Hobby horse is an excellent product. Got to know those guys years ago when I lived in Kendallville. The nicething about their press is the wider throat and use for Std gauge wheels where the Post war Lionel press only does O gauge. I agree the best tools are best (close tolerances) but even with Lionel press take your time as they have some wiggle room on use. But for the sliding shoe the tool makes it easier. If anything buy that separate ($17) and with a vise and judicious use of a punch you can get the job done as well.

John Fuller posted:

Thanks for all the feedback - this group always has a lot of insight.

I too have no issues with the Brackeman's Rivet Kit for couplers.  It works awesome.  I do have the smaller one though - just noticed the larger for the first time.  Might have to make another investment.  It seems the smaller one does just fine for the coupler rivet.  I struggle with the shoe and truck rivets.  Gunrunner John, are you using the larger for the shoe and truck rivets?

Yep, I use the large punch for the truck rivets.  I haven't done a shoe in several years, but I think I used the small punch for those.

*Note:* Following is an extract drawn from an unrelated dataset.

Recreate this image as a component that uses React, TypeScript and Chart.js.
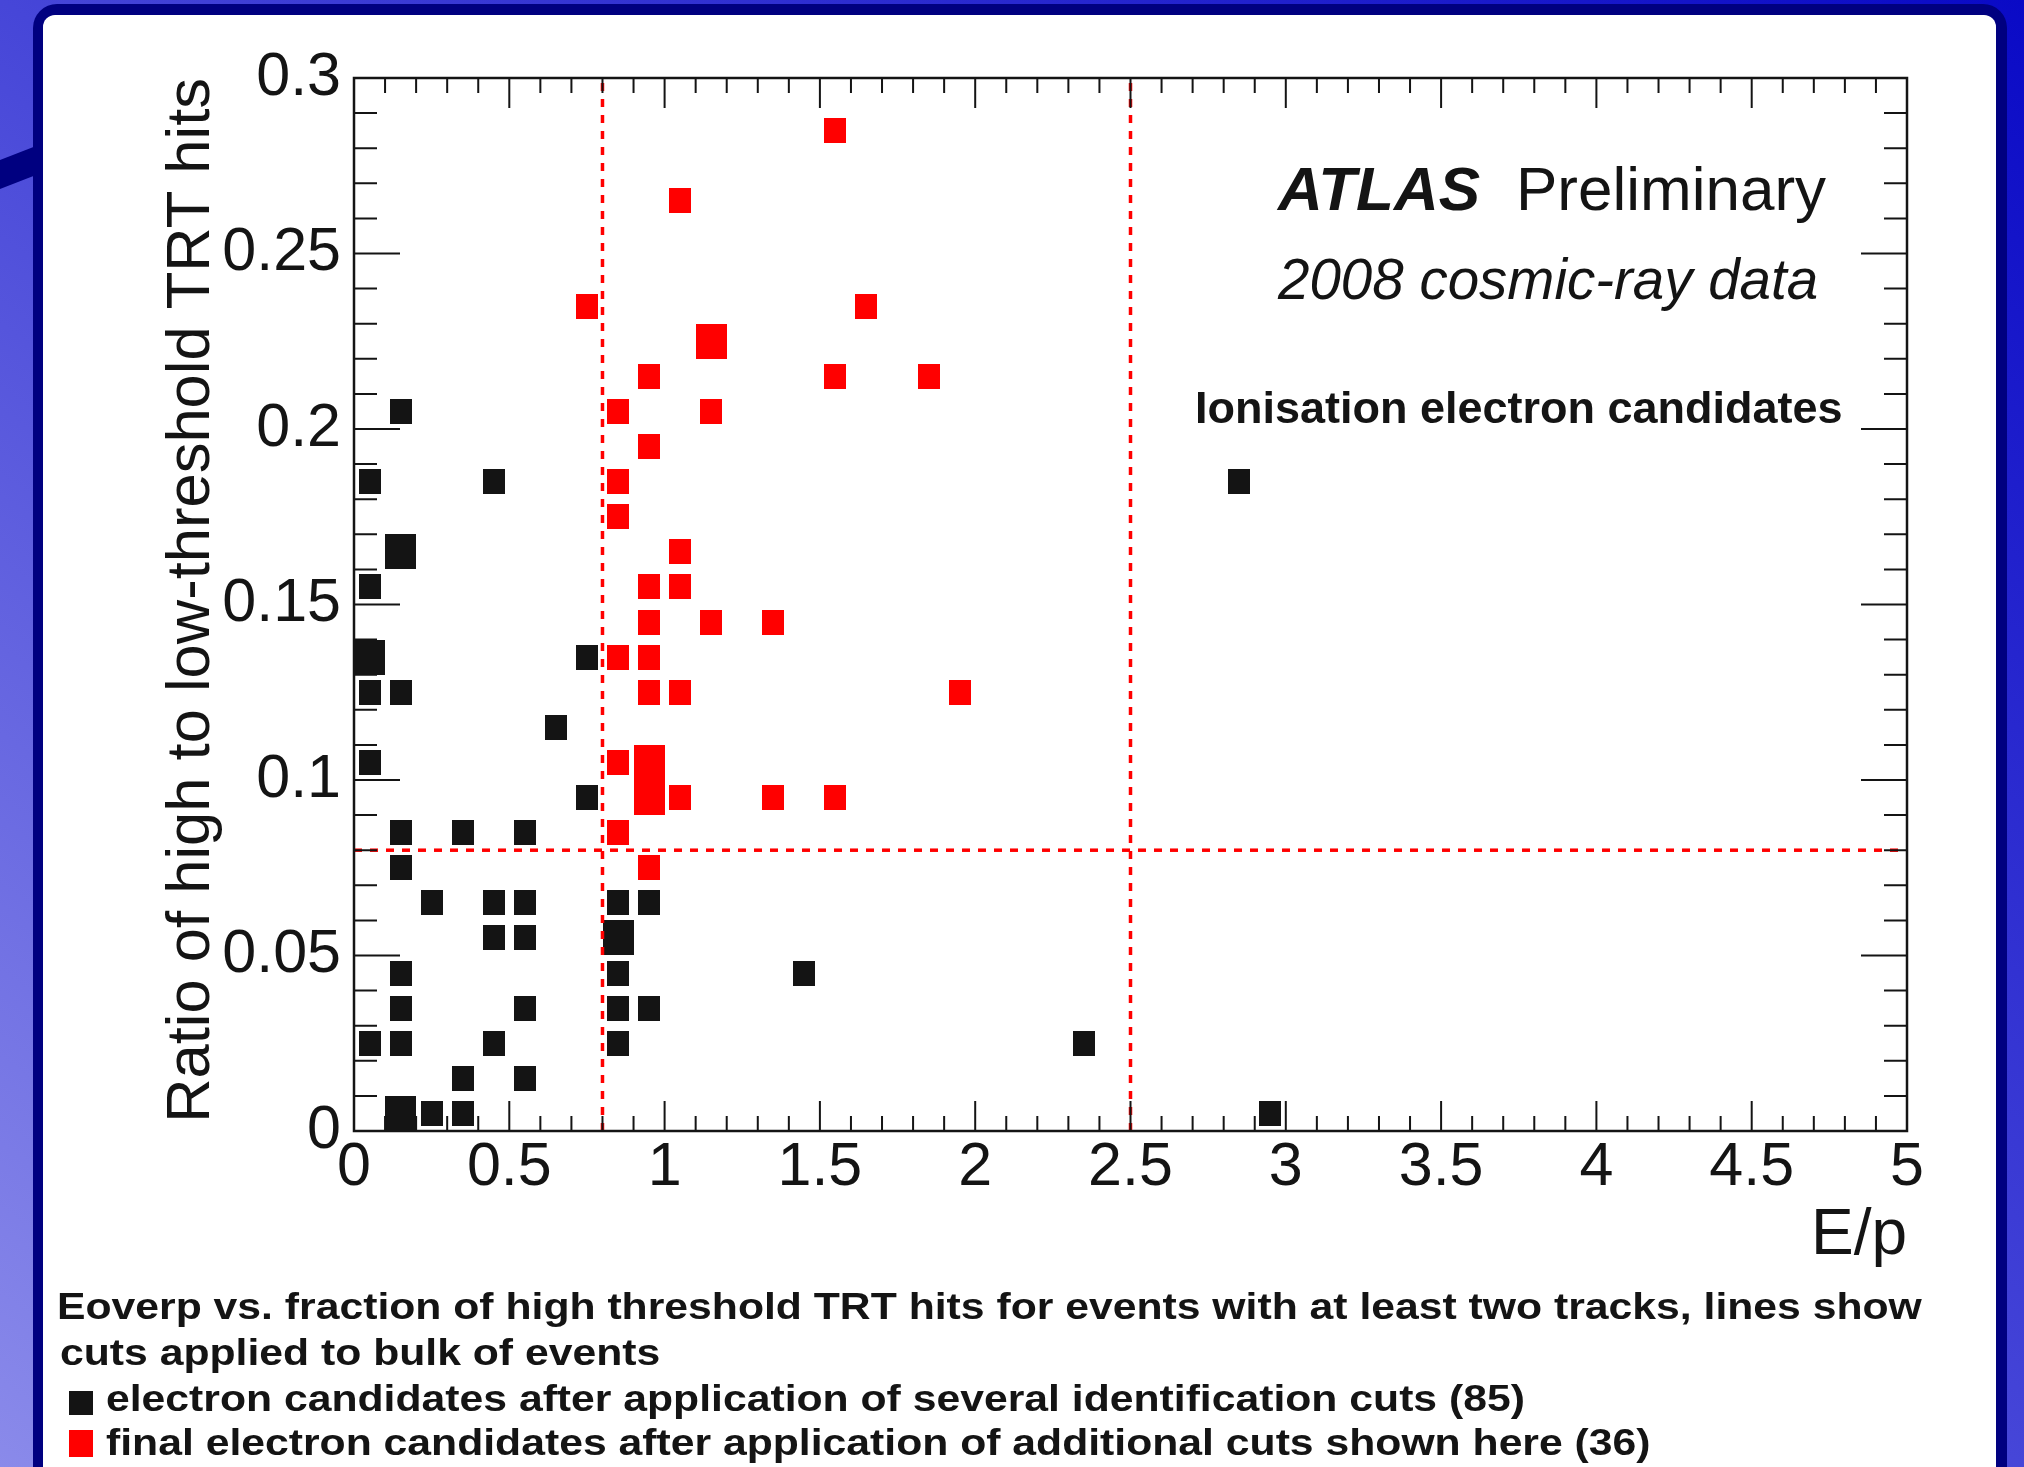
import React, { useEffect, useRef } from 'react';
import { Chart, registerables } from 'chart.js';

Chart.register(...registerables);

const FONT = '"Liberation Sans", Arial, Helvetica, sans-serif';
const INK = '#141414';
const RED = '#ff0000';

// ---- axis ranges / binning (2D histogram bins: 0.1 in E/p, 0.01 in ratio) ----
const xRange = [0, 5];
const yRange = [0, 0.3];
const binWidthX = 0.1;
const binWidthY = 0.01;
const xTickLabels = ['0', '0.5', '1', '1.5', '2', '2.5', '3', '3.5', '4', '4.5', '5'];
const yTickLabels = ['0', '0.05', '0.1', '0.15', '0.2', '0.25', '0.3'];

// ---- electron candidates after identification cuts (black boxes) ----
const candX = [
  0.15, 0.05, 0.45, 2.85, 0.15, 0.05, 0.05, 0.75, 0.05, 0.15, 0.65, 0.05, 0.75,
  0.15, 0.35, 0.55, 0.15, 0.25, 0.45, 0.55, 0.85, 0.95, 0.45, 0.55, 0.85,
  0.15, 0.85, 1.45, 0.15, 0.55, 0.85, 0.95, 0.05, 0.15, 0.45, 0.85, 2.35,
  0.35, 0.55, 0.15, 0.25, 0.35, 2.95,
];
const candY = [
  0.205, 0.185, 0.185, 0.185, 0.165, 0.155, 0.135, 0.135, 0.125, 0.125, 0.115, 0.105, 0.095,
  0.085, 0.085, 0.085, 0.075, 0.065, 0.065, 0.065, 0.065, 0.065, 0.055, 0.055, 0.055,
  0.045, 0.045, 0.045, 0.035, 0.035, 0.035, 0.035, 0.025, 0.025, 0.025, 0.025, 0.025,
  0.015, 0.015, 0.005, 0.005, 0.005, 0.005,
];
const candN = [
  1, 1, 1, 1, 2, 1, 2, 1, 1, 1, 1, 1, 1,
  1, 1, 1, 1, 1, 1, 1, 1, 1, 1, 1, 2,
  1, 1, 1, 1, 1, 1, 1, 1, 1, 1, 1, 1,
  1, 1, 2, 1, 1, 1,
];

// ---- final electron candidates (red boxes) ----
const finalX = [
  1.55, 1.05, 0.75, 1.65, 1.15, 0.95, 1.55, 1.85, 0.85, 1.15, 0.95, 0.85, 0.85,
  1.05, 0.95, 1.05, 0.95, 1.15, 1.35, 0.85, 0.95, 0.95, 1.05, 1.95,
  0.85, 0.95, 0.95, 1.05, 1.35, 1.55, 0.85, 0.95,
];
const finalY = [
  0.285, 0.265, 0.235, 0.235, 0.225, 0.215, 0.215, 0.215, 0.205, 0.205, 0.195, 0.185, 0.175,
  0.165, 0.155, 0.155, 0.145, 0.145, 0.145, 0.135, 0.135, 0.125, 0.125, 0.125,
  0.105, 0.105, 0.095, 0.095, 0.095, 0.095, 0.085, 0.075,
];
const finalN = [
  1, 1, 1, 1, 2, 1, 1, 1, 1, 1, 1, 1, 1,
  1, 1, 1, 1, 1, 1, 1, 1, 1, 1, 1,
  1, 2, 2, 1, 1, 1, 1, 1,
];

// ---- cut lines ----
const cutEoverP = [0.8, 2.5];
const cutRatio = [0.08];

// ---- texts ----
const yTitle = 'Ratio of high to low-threshold TRT hits';
const xTitle = 'E/p';
const captionLines = [
  'Eoverp vs. fraction of high threshold TRT hits for events with at least two tracks, lines show',
  'cuts applied to bulk of events',
];
const legendLabels = [
  'electron candidates after application of several identification cuts (85)',
  'final electron candidates after application of additional cuts shown here (36)',
];

type Pt = { x: number; y: number; n: number };
const toPoints = (xs: number[], ys: number[], ns: number[]): Pt[] =>
  xs.map((x, i) => ({ x, y: ys[i], n: ns[i] }));

export default function App() {
  const ref = useRef<HTMLCanvasElement>(null);

  useEffect(() => {
    const canvas = ref.current;
    if (!canvas) return;

    const nMax = Math.max(...candN, ...finalN);
    const mk = (color: string) => {
      const c = document.createElement('canvas');
      c.width = 1;
      c.height = 1;
      (c as any)._fill = color;
      return c;
    };
    const boxImgs: Record<string, HTMLCanvasElement[]> = {
      cand: Array.from({ length: nMax + 1 }, () => mk(INK)),
      final: Array.from({ length: nMax + 1 }, () => mk(RED)),
    };

    const boxPlugin = {
      id: 'binBoxes',
      afterLayout(chart: any) {
        const { x, y } = chart.scales;
        const bw = Math.abs(x.getPixelForValue(binWidthX) - x.getPixelForValue(0));
        const bh = Math.abs(y.getPixelForValue(0) - y.getPixelForValue(binWidthY));
        Object.keys(boxImgs).forEach((k) => {
          boxImgs[k].forEach((c, n) => {
            if (n === 0) return;
            const f = Math.sqrt(n / nMax);
            c.width = Math.max(1, Math.round(bw * f));
            c.height = Math.max(1, Math.round(bh * f));
            const g = c.getContext('2d')!;
            g.fillStyle = (c as any)._fill;
            g.fillRect(0, 0, c.width, c.height);
          });
        });
      },
    };

    const framePlugin = {
      id: 'rootFrame',
      afterDatasetsDraw(chart: any) {
        const { ctx, chartArea: a, scales } = chart;
        const { x, y } = scales;
        ctx.save();
        ctx.strokeStyle = INK;
        ctx.lineWidth = 2;
        ctx.beginPath();
        const nx = Math.round((xRange[1] - xRange[0]) / binWidthX);
        for (let i = 0; i <= nx; i++) {
          const px = x.getPixelForValue(xRange[0] + i * binWidthX);
          const L = i % 5 === 0 ? 30 : 15;
          ctx.moveTo(px, a.bottom);
          ctx.lineTo(px, a.bottom - L);
          ctx.moveTo(px, a.top);
          ctx.lineTo(px, a.top + L);
        }
        const ny = Math.round((yRange[1] - yRange[0]) / binWidthY);
        for (let i = 0; i <= ny; i++) {
          const py = y.getPixelForValue(yRange[0] + i * binWidthY);
          const L = i % 5 === 0 ? 46 : 23;
          ctx.moveTo(a.left, py);
          ctx.lineTo(a.left + L, py);
          ctx.moveTo(a.right, py);
          ctx.lineTo(a.right - L, py);
        }
        ctx.stroke();
        ctx.lineWidth = 2.5;
        ctx.strokeRect(a.left, a.top, a.right - a.left, a.bottom - a.top);
        ctx.restore();
      },
    };

    const labelPlugin = {
      id: 'atlasLabels',
      afterDraw(chart: any) {
        const ctx = chart.ctx;
        ctx.save();
        ctx.fillStyle = INK;
        ctx.textBaseline = 'alphabetic';
        ctx.textAlign = 'left';
        ctx.font = `italic bold 62px ${FONT}`;
        ctx.fillText('ATLAS', 1278, 210);
        ctx.font = `62px ${FONT}`;
        ctx.fillText('Preliminary', 1516, 210);
        ctx.font = `italic 56.5px ${FONT}`;
        ctx.fillText('2008 cosmic-ray data', 1278, 299);
        ctx.font = `bold 45px ${FONT}`;
        ctx.fillText('Ionisation electron candidates', 1195, 423);
        ctx.restore();
      },
    };

    const cutStyle = {
      showLine: true,
      borderColor: RED,
      borderWidth: 3.5,
      borderDash: [8, 8],
      pointRadius: 0,
      order: 0,
    };

    const chart = new Chart(canvas, {
      type: 'scatter',
      data: {
        datasets: [
          ...cutEoverP.map((v) => ({
            ...cutStyle,
            label: `E/p cut ${v}`,
            data: [
              { x: v, y: yRange[0] },
              { x: v, y: yRange[1] },
            ],
          })),
          ...cutRatio.map((v) => ({
            ...cutStyle,
            label: `ratio cut ${v}`,
            data: [
              { x: xRange[0], y: v },
              { x: xRange[1], y: v },
            ],
          })),
          {
            label: legendLabels[1],
            data: toPoints(finalX, finalY, finalN),
            pointStyle: (c: any) => boxImgs.final[(c.raw && c.raw.n) || 1],
            pointRadius: 5,
            order: 1,
          },
          {
            label: legendLabels[0],
            data: toPoints(candX, candY, candN),
            pointStyle: (c: any) => boxImgs.cand[(c.raw && c.raw.n) || 1],
            pointRadius: 5,
            order: 2,
          },
        ] as any,
      },
      options: {
        animation: false,
        responsive: false,
        maintainAspectRatio: false,
        devicePixelRatio: 1,
        events: [],
        layout: { padding: { left: 0, right: 117, top: 78, bottom: 166 } },
        plugins: {
          legend: { display: false },
          tooltip: { enabled: false },
          title: { display: false },
        },
        scales: {
          x: {
            type: 'linear',
            min: xRange[0],
            max: xRange[1],
            afterFit: (s: any) => {
              s.height = 170;
            },
            grid: { display: false, drawTicks: false },
            border: { display: false },
            ticks: {
              stepSize: 0.5,
              autoSkip: false,
              maxRotation: 0,
              padding: 1,
              color: INK,
              font: { family: FONT, size: 61 },
              callback: (_v: any, i: number) => xTickLabels[i],
            },
            title: {
              display: true,
              text: xTitle,
              align: 'end',
              color: INK,
              font: { family: FONT, size: 64 },
              padding: { top: 0, bottom: 26 },
            },
          },
          y: {
            type: 'linear',
            min: yRange[0],
            max: yRange[1],
            afterFit: (s: any) => {
              s.width = 354;
            },
            grid: { display: false, drawTicks: false },
            border: { display: false },
            ticks: {
              stepSize: 0.05,
              padding: 13,
              color: INK,
              font: { family: FONT, size: 61 },
              callback: (_v: any, i: number) => yTickLabels[i],
            },
            title: {
              display: true,
              text: yTitle,
              align: 'end',
              color: INK,
              font: { family: FONT, size: 61.5 },
              padding: { top: 155, bottom: 0 },
            },
          },
        },
      } as any,
      plugins: [boxPlugin, framePlugin, labelPlugin],
    });

    return () => chart.destroy();
  }, []);

  const captionStyle: React.CSSProperties = {
    position: 'absolute',
    font: `bold 37px ${FONT}`,
    lineHeight: '37px',
    color: INK,
    whiteSpace: 'nowrap',
    transform: 'scaleX(1.154)',
    transformOrigin: '0 0',
  };

  return (
    <div
      style={{
        position: 'fixed',
        left: 0,
        top: 0,
        width: 2024,
        height: 1467,
        overflow: 'hidden',
        background: 'linear-gradient(to bottom left, #0a0ac6 0%, #4646d8 50%, #8a8aea 100%)',
      }}
    >
      <div
        style={{
          position: 'absolute',
          left: 0,
          top: 0,
          width: 40,
          height: 220,
          background: '#000080',
          clipPath: 'polygon(0px 160px, 36px 146px, 36px 175px, 0px 189px)',
        }}
      />
      <div
        style={{
          position: 'absolute',
          left: 33,
          top: 4,
          width: 1974,
          height: 1520,
          background: '#000080',
          borderRadius: 24,
        }}
      />
      <div
        style={{
          position: 'absolute',
          left: 43,
          top: 15,
          width: 1953,
          height: 1500,
          background: '#ffffff',
          borderRadius: 12,
        }}
      />
      <canvas
        ref={ref}
        width={2024}
        height={1467}
        style={{ position: 'absolute', left: 0, top: 0, width: 2024, height: 1467 }}
      />
      <div style={{ ...captionStyle, left: 57, top: 1288 }}>{captionLines[0]}</div>
      <div style={{ ...captionStyle, left: 60, top: 1334 }}>{captionLines[1]}</div>
      <div style={{ position: 'absolute', left: 69, top: 1391, width: 24, height: 24, background: INK }} />
      <div style={{ ...captionStyle, left: 106, top: 1380 }}>{legendLabels[0]}</div>
      <div style={{ position: 'absolute', left: 69, top: 1430, width: 24, height: 27, background: RED }} />
      <div style={{ ...captionStyle, left: 106, top: 1424 }}>{legendLabels[1]}</div>
    </div>
  );
}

I have some clinchers.  I bought a 3-way c clamp and I'm going to see if a machinist friend of mine can help me make adapters for the clinchers to clamp end.  Seems like a decent solution - versus the $$ for buying another Brakeman's tool... althought I do like my first one for couplers.  Next stop will be an arbor press.

Why do you need the C-clamps?

I often use clinchers outside of the press.
I hold them in my hand, and strike the back with a SOFT hammer.
Over the years I've used a heavy rubber mallet, a leather mallet, a plastic one, and a brass one.
Doesn't really matter which material, it just has to be heavy enough and soft enough to not damage the clincher.
When Hennings was selling presses, they sold a holder to use the clinchers by hand. I have one, but haven't bothered to try it.  (last I looked, they seem to have dropped the line)

Of course you will need some sort of anvil.

C.W. Burfle

Henning's still sells the presses and all the tooling for most modeling jobs as well.  They just haven't gotten them onto the new web store pages yet.